Saturday, March 3, 2012

3/3/2012: Irish Merchandise Trade 2011 (preliminary estimates)

With some delay, updating Ireland's external trade figures for merchandise trade for December 2011 data. Instead of doing a monthly update, let's take a look at the annual figures. Please keep in mind that December numbers incorporated here are preliminary estimates by the CSO. And do also remember that this is trade in goods / merchandise trade ONLY - the CSO doesn't wish to distinguish it as such in its releases, but this data does not include trade in invisibles / services.

Chart below shows exports, imports and trade balance in goods trade:


  •  Imports value posted significant increase in 2011 of 5.65% yoy after a shallow rise of 0.62% in 2010. 3 year average rate of change in imports remains deeply negative, however at -5.13%, a year ago it was -9.85%.
  • Exports rose 3.88% yoy, reaching the level of €92.71bn, the second highest level in history after €93.68bn in 2002. Last year, exports rose 5.26% yoy. 3 years average rise now stand at 2.31% against previous year 3 year average increase of 0.05%.
  • Trade surplus rose to another historic high of €44.32bn - up 2.0% yoy - a significant accomplishment, but a slowdown in the rate of growth of 10.64% achieved in the 2010. In 2010, 3 year average rate of increases in trade surplus was 19.62% and in 2011 it was 16.64%.
  • Record trade surpluses have now been recorded in 2009, 2010 and 2011, implying that the 'exports-led recovery' is now full 3-years strong without a corresponding translation into full economic recovery.
Chart below shows imports intensity of our exports - the ratio of exports to imports expressed in percentage terms.

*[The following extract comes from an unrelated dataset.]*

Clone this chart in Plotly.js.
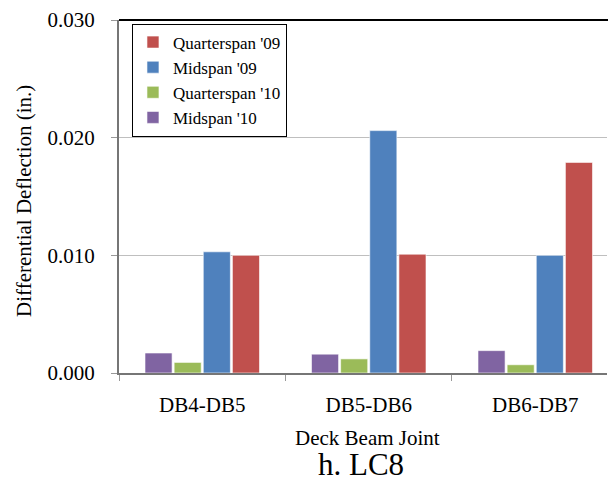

Per chart above, our exports remain largely divorced from imports, which strongly suggests that the last 3 years (during which imports intensity was well above the historic average of 150%) the core driver for exports and trade balance performance was transfer pricing, not the real economic activity. Chart below illustrates the differential between volume of trade consistent with 9-year MA intensity and the actual volume of trade, with the MA-consistent trend stripping out some recent transfer pricing activity out of the exports figures (note, this, of course, is a highly imperfect measure, so treat the chart as being simply illustrative).